18 czerwca 2010

Nowa metoda walki z internetowymi przestępcami?

Crimeware to termin określający wiele różnych klas złośliwego oprogramowania (malware), stworzonego w celu umożliwiania oraz zautomatyzowania internetowych ataków zakrojonych na szeroką skalę. Jednym z najczęściej spotykanych rodzajów oprogramowania crimewaregotowe pakiety oprogramowania (ang. exploit pack) służącego do automatycznego atakowania internautów odwiedzających specjalnie przygotowane przez crackerów witryny internetowe. Do tej pory jako najlepszą ochronę przed tego typu zagrożeniami wskazywano unikanie odwiedzania niebezpiecznych witryn oraz dbanie o bezpieczeństwo własnego systemu. Może by tak jednak po prostu zaatakować systemy należące do komputerowych przestępców?

Specjaliści z firmy Tehtri-Security zachęcają nas najwyraźniej do... zaatakowania komputerowych przestępców przygotowujących internetowe ataki. W myśl zasady najlepszą obroną jest atak, badacze opublikowali szczegółowe informacje na temat kilkunastu luk obecnych w znanych exploit packach, takich jak opisywane przeze mnie jakiś czas temu pakiety Eleonore, czy też Yes. Koncepcja nowej metody ofensywnej obrony została zaprezentowana przez pracowników firmy Tehtri-Security podczas konferencji SyScan.
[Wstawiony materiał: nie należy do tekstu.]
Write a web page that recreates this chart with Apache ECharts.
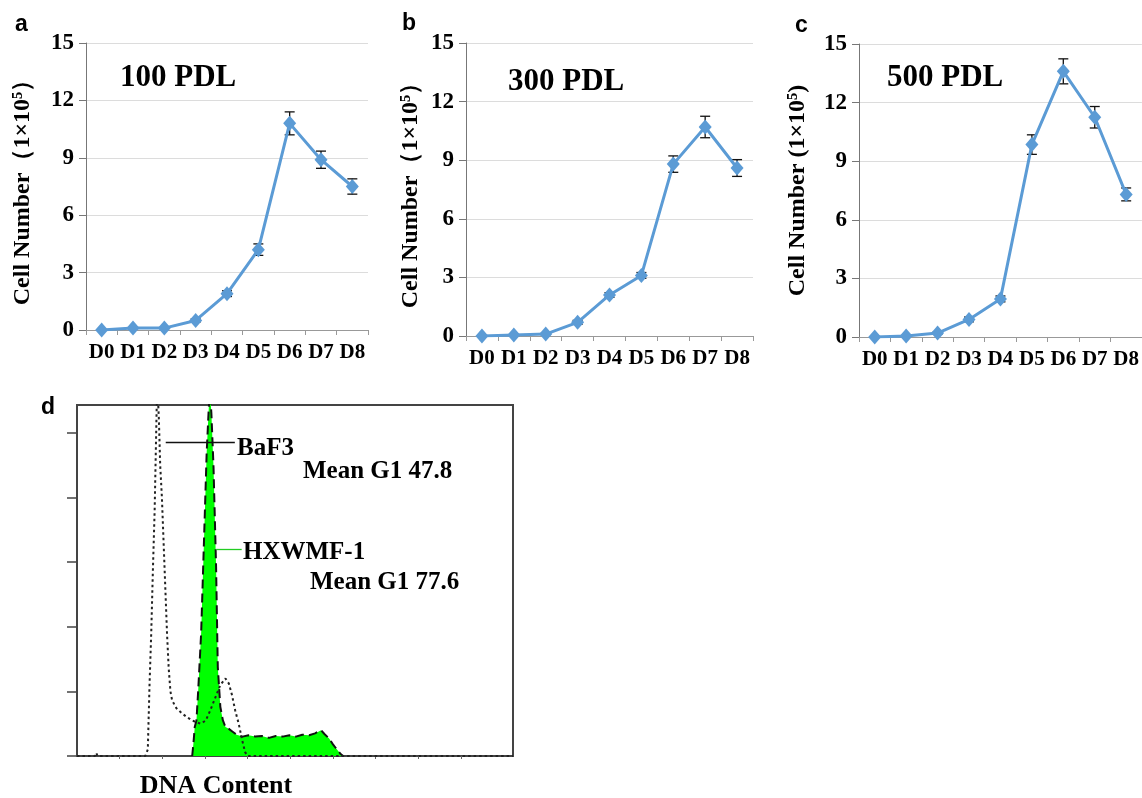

Jeden z opracowanych ataków pozwala przykładowo na przechwycenie sesji administracyjnej i uzyskanie dostępu do panelu administracyjnego słynnego już pakietu exploitów Eleonore. Zapowiedź wszystkich exploitów Zero Day pojawiła się tutaj. Czy jednak propozycja specjalistów z firmy Tehtri-Security jest naprawdę dobrym pomysłem?

Moim zdaniem zaproponowana metoda walki z cybeprzestępcami wcale nie jest nowością. Tego typu pomysły pojawiały się już wielokrotnie. Warto również podkreślić, że przełamywanie zabezpieczeń systemów informatycznych (nawet tych należących do przestępców) jest w świetle prawa obowiązującego w wielu państwach (w tym w Polsce) przestępstwem.

Z pewnością tego typu działalność nie mieści się również w ramach tego, co nazywamy zazwyczaj etycznymi testami penetracyjnymi. Prawdopodobnie wielu administratorom oraz specjalistom ds. bezpieczeństwa zdarzyło się wybrać w wirtualny pościg za intruzem, chociażby poszukując publicznie dostępnych informacji na jego temat, czy też skanując używane przez niego adresy sieciowe. Czy jednak posunęlibyście się do przejęcia kontroli nad systemem cyberprzestępcy?